>> START RECORDED INFORMATION
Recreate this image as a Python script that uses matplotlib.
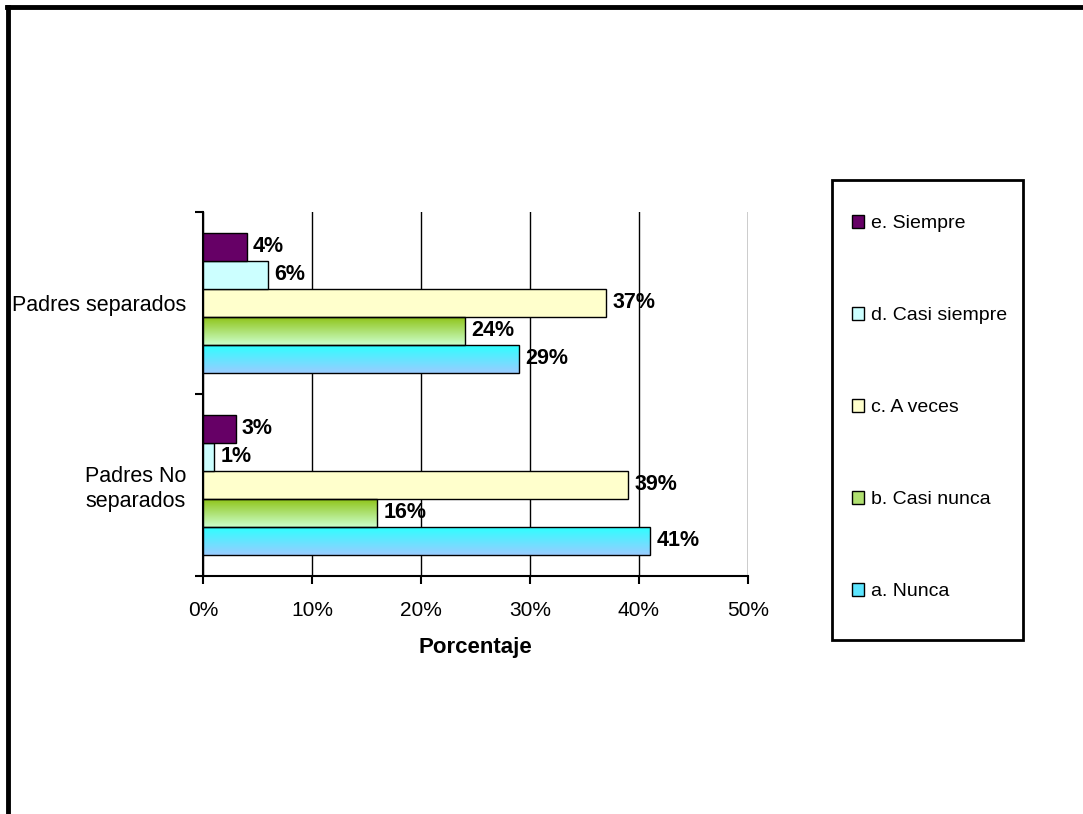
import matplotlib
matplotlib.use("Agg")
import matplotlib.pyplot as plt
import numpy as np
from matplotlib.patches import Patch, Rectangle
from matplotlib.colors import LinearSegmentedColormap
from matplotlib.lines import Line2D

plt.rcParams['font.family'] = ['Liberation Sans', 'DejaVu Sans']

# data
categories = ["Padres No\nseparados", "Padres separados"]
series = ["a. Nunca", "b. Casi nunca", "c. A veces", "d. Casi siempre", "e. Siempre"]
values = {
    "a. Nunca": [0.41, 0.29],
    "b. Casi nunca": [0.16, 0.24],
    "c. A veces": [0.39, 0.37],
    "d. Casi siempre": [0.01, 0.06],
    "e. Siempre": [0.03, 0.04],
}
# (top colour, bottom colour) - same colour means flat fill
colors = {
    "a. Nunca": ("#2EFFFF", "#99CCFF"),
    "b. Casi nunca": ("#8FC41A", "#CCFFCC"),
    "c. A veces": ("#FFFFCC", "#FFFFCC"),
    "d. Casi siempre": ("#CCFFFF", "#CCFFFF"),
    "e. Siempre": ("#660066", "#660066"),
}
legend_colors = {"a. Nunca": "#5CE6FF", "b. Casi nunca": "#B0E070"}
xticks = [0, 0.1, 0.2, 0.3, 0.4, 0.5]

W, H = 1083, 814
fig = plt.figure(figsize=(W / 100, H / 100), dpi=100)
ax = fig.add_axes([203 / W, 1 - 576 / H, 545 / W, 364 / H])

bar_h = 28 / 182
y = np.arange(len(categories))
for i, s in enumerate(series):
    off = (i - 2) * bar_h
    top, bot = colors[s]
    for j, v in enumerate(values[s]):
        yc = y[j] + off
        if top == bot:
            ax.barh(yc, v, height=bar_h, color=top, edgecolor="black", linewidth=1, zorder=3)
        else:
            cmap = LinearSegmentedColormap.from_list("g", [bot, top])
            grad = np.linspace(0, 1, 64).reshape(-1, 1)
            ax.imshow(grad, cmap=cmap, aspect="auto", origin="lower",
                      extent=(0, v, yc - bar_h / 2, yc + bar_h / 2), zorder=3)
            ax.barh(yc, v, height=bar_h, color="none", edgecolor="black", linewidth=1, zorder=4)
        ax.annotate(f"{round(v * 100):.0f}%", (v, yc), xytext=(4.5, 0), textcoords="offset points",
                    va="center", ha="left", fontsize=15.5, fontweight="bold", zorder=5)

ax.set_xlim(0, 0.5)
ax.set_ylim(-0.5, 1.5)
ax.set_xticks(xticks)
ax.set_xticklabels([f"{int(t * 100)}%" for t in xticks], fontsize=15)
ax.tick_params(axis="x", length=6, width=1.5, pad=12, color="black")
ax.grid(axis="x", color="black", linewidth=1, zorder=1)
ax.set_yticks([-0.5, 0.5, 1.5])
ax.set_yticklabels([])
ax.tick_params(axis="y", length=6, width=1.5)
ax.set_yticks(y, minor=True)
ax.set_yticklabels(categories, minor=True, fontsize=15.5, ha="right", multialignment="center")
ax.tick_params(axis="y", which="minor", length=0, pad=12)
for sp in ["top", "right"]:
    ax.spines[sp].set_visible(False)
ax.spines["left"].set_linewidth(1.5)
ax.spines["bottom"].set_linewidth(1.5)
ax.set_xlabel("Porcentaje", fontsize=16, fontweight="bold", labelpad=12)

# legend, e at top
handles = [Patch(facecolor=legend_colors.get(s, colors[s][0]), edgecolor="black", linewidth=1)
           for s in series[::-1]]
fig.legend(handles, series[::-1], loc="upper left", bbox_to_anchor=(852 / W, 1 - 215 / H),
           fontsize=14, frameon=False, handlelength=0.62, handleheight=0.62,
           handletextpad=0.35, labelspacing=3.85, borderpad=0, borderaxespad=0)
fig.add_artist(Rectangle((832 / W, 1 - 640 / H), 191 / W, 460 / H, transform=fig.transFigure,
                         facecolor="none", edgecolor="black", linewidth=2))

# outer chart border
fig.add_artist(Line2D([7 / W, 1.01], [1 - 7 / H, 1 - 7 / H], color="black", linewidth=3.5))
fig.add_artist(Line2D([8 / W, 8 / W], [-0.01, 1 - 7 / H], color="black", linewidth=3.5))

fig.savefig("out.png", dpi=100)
>> END RECORDED INFORMATION
* WRITTEN PROBLEM: Restate the data above word for word. Do not include the images.

* THE RESULT:
Recreate this image as a Python script that uses matplotlib.
import matplotlib
matplotlib.use("Agg")
import matplotlib.pyplot as plt
import numpy as np
from matplotlib.patches import Patch, Rectangle
from matplotlib.colors import LinearSegmentedColormap
from matplotlib.lines import Line2D

plt.rcParams['font.family'] = ['Liberation Sans', 'DejaVu Sans']

# data
categories = ["Padres No\nseparados", "Padres separados"]
series = ["a. Nunca", "b. Casi nunca", "c. A veces", "d. Casi siempre", "e. Siempre"]
values = {
    "a. Nunca": [0.41, 0.29],
    "b. Casi nunca": [0.16, 0.24],
    "c. A veces": [0.39, 0.37],
    "d. Casi siempre": [0.01, 0.06],
    "e. Siempre": [0.03, 0.04],
}
# (top colour, bottom colour) - same colour means flat fill
colors = {
    "a. Nunca": ("#2EFFFF", "#99CCFF"),
    "b. Casi nunca": ("#8FC41A", "#CCFFCC"),
    "c. A veces": ("#FFFFCC", "#FFFFCC"),
    "d. Casi siempre": ("#CCFFFF", "#CCFFFF"),
    "e. Siempre": ("#660066", "#660066"),
}
legend_colors = {"a. Nunca": "#5CE6FF", "b. Casi nunca": "#B0E070"}
xticks = [0, 0.1, 0.2, 0.3, 0.4, 0.5]

W, H = 1083, 814
fig = plt.figure(figsize=(W / 100, H / 100), dpi=100)
ax = fig.add_axes([203 / W, 1 - 576 / H, 545 / W, 364 / H])

bar_h = 28 / 182
y = np.arange(len(categories))
for i, s in enumerate(series):
    off = (i - 2) * bar_h
    top, bot = colors[s]
    for j, v in enumerate(values[s]):
        yc = y[j] + off
        if top == bot:
            ax.barh(yc, v, height=bar_h, color=top, edgecolor="black", linewidth=1, zorder=3)
        else:
            cmap = LinearSegmentedColormap.from_list("g", [bot, top])
            grad = np.linspace(0, 1, 64).reshape(-1, 1)
            ax.imshow(grad, cmap=cmap, aspect="auto", origin="lower",
                      extent=(0, v, yc - bar_h / 2, yc + bar_h / 2), zorder=3)
            ax.barh(yc, v, height=bar_h, color="none", edgecolor="black", linewidth=1, zorder=4)
        ax.annotate(f"{round(v * 100):.0f}%", (v, yc), xytext=(4.5, 0), textcoords="offset points",
                    va="center", ha="left", fontsize=15.5, fontweight="bold", zorder=5)

ax.set_xlim(0, 0.5)
ax.set_ylim(-0.5, 1.5)
ax.set_xticks(xticks)
ax.set_xticklabels([f"{int(t * 100)}%" for t in xticks], fontsize=15)
ax.tick_params(axis="x", length=6, width=1.5, pad=12, color="black")
ax.grid(axis="x", color="black", linewidth=1, zorder=1)
ax.set_yticks([-0.5, 0.5, 1.5])
ax.set_yticklabels([])
ax.tick_params(axis="y", length=6, width=1.5)
ax.set_yticks(y, minor=True)
ax.set_yticklabels(categories, minor=True, fontsize=15.5, ha="right", multialignment="center")
ax.tick_params(axis="y", which="minor", length=0, pad=12)
for sp in ["top", "right"]:
    ax.spines[sp].set_visible(False)
ax.spines["left"].set_linewidth(1.5)
ax.spines["bottom"].set_linewidth(1.5)
ax.set_xlabel("Porcentaje", fontsize=16, fontweight="bold", labelpad=12)

# legend, e at top
handles = [Patch(facecolor=legend_colors.get(s, colors[s][0]), edgecolor="black", linewidth=1)
           for s in series[::-1]]
fig.legend(handles, series[::-1], loc="upper left", bbox_to_anchor=(852 / W, 1 - 215 / H),
           fontsize=14, frameon=False, handlelength=0.62, handleheight=0.62,
           handletextpad=0.35, labelspacing=3.85, borderpad=0, borderaxespad=0)
fig.add_artist(Rectangle((832 / W, 1 - 640 / H), 191 / W, 460 / H, transform=fig.transFigure,
                         facecolor="none", edgecolor="black", linewidth=2))

# outer chart border
fig.add_artist(Line2D([7 / W, 1.01], [1 - 7 / H, 1 - 7 / H], color="black", linewidth=3.5))
fig.add_artist(Line2D([8 / W, 8 / W], [-0.01, 1 - 7 / H], color="black", linewidth=3.5))

fig.savefig("out.png", dpi=100)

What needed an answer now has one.